Ice Cream Sandwich Ported To X86
angry tapir writes "Google's open-source Android 4.0 operating system for smartphones and tablets has been ported to work with x86 processors. The port means that tablets with Android 4.0 based on x86 chips could be on the horizon. Intel is the top x86 chipmaker, and the company has already said it is working with Google to bring Android 4.0 to smartphones and tablets."
The better question is why the submission focuses on Intel when the port currently only works on AMD?
"The release isn’t fully stable — missing sound, camera, ethernet, and hardware acceleration for Intel chipsets. What will work however is Wi-Fi, sound, and hardware acceleration for AMD chipsets."
"A person is smart. People are dumb, panicky dangerous animals and you know it." - K
Actually the Cortex A9 found in Tegra 2 and Ti's OMAP 4 series are at the same clockspeed marginally faster than even the top end Atom cpus, IONised or not, even at their standard speeds the differences in performance are not that huge.
http://parisbocek.typepad.com/blog/2010/11/arm-outmuscles-atom-on-benchmark.html
Pretty sure things like the tegra 3 would blow away any atom.
But, even things like the omap4 and tegra 2 might be pretty close. Memory bandwidth sucks on the omap, so for some things like large transfers of data atom may excel over omap but not really cpu speed issue. Tegra doesn't share this flaw with the omap.

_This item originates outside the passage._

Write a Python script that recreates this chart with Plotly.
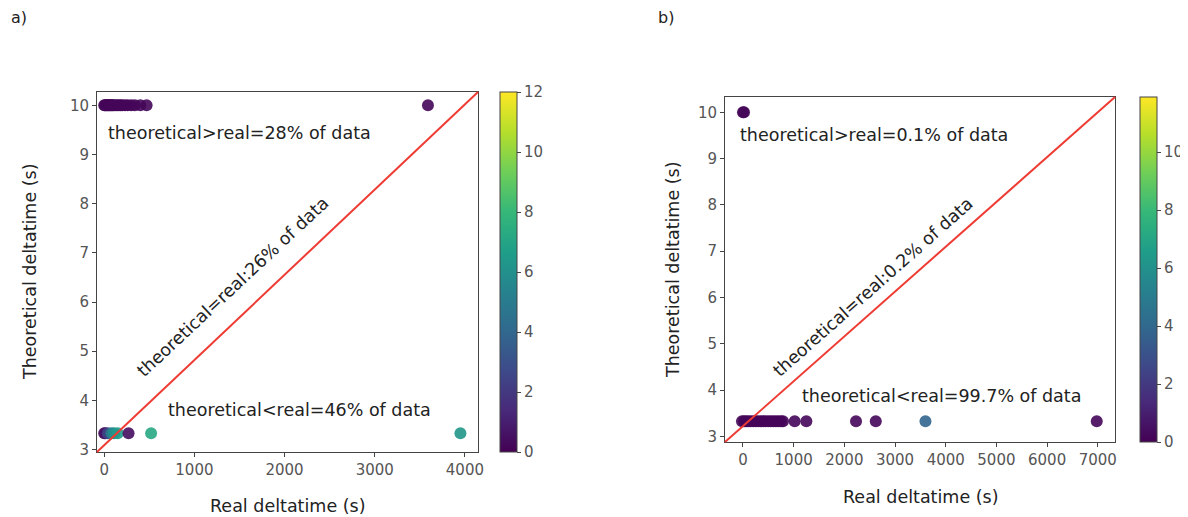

I never did / read any benchmarks, but I have a dev board with an omap4 on it, and it "feels" just as fast as my netbook. The dev board is currently doing duty as the guest web browsing machine, wifi access point (two radios), radius server, ldap server, firewall, squid proxy, webserver, dhcp server, dns cache, network USB server (serves up a dvd writer to my netbook over wifi this way), and fileserver (laptop hard drive) for the house. It is running Debian wheezy armel (need a few more things to work on armhf before pulling that trigger, but armhf will make it even faster).
As for power, even with all the peripherals (radios, spinning hard drive, USB hub, doing a native build), it is pretty rare to see system power hit 5 watts. Atom is left in the dust here too.
True. But did you read what the post you were replying to, which said that ARM Cortex A9 is *faster per clock* than Atom. The Atom is an in-order, dual issue processor with no speculative execution. The Cortex is a reordering dual issue with speculative execution. And the lack of register renaming on the Atom means its 6 general-purpose registers compare particularly badly with the Cortex's 15. Of course it's faster.
Now, OK, the faster A9's I've seen clock at 1.3GHz, compared to the Atom's 1.8GHz, but that means the two are in similar ballparks, and the A9 is *much* cheaper and *much* lower power. And a quad-core A9 typically draws less power (about 1.3W with all 4 cores running flat out) than a single-core Atom (about 2.5W). And there are no quad-core Atoms as of yet, so the A9-based systems (eg Tegra 3/iMX6) are clear winners in total peak performance in a mobile chip.